In the Heart of the Sea cover

Review: In the Heart of the Sea: The Tragedy of the Whaleship Essex

In the Heart of the Sea coverAuthor: Nathaniel Philbrick
Genre: Non-fiction
Format: Audiobook
Narrator: Scott Brick
Publisher: Penguin Audio

I’ve long been a fan of the explorer genre, books like “1491,” “The Lost City of Z,” and “The River of Doubt,” etc. This book did include exploration, but was mostly about the whaling industry in Nantucket, Massachusetts and the dangers it entailed. Much background is given on the work of whaling, the mindset of the island residents and sailors, and the viciousness of the sea in the early 19th century.

The characters—real people, of course—are so well described that I felt like I knew them by the end. The fates of the survivors were especially interesting, if bittersweet. It’s obvious the author did incredible research.

I enjoyed the background information on whaling ships and the hardships and victories of their crews. “Wooden ships and iron men.”

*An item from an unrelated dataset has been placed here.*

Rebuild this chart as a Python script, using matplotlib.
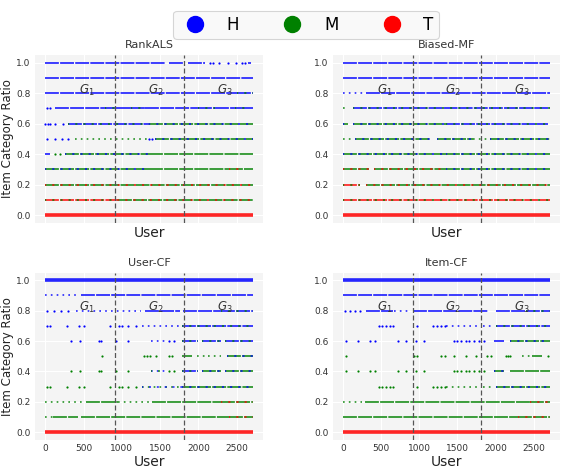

The narrator is fabulous; Scott Brick is definitely going on my list of favorites to look for.

Be aware that only the first 17 of 35 chapters of this audiobook are the actual story. The rest of the ‘chapters’ (three hour’s worth) are the notes that apply to those chapters. This is where a written version of the book has the advantage; reading the notes of a good non-fiction book can sometimes be very enjoyable and lead you to more reading. However, listening to the narrator read these notes is not much fun.

The story gets quite gruesome at times, as can be predicted. Starvation and cannibalism are described in heartbreaking detail, let alone the job of butchering whales. This book is not for the squeamish.

Highly recommended for all fans of Early American history and especially whaling.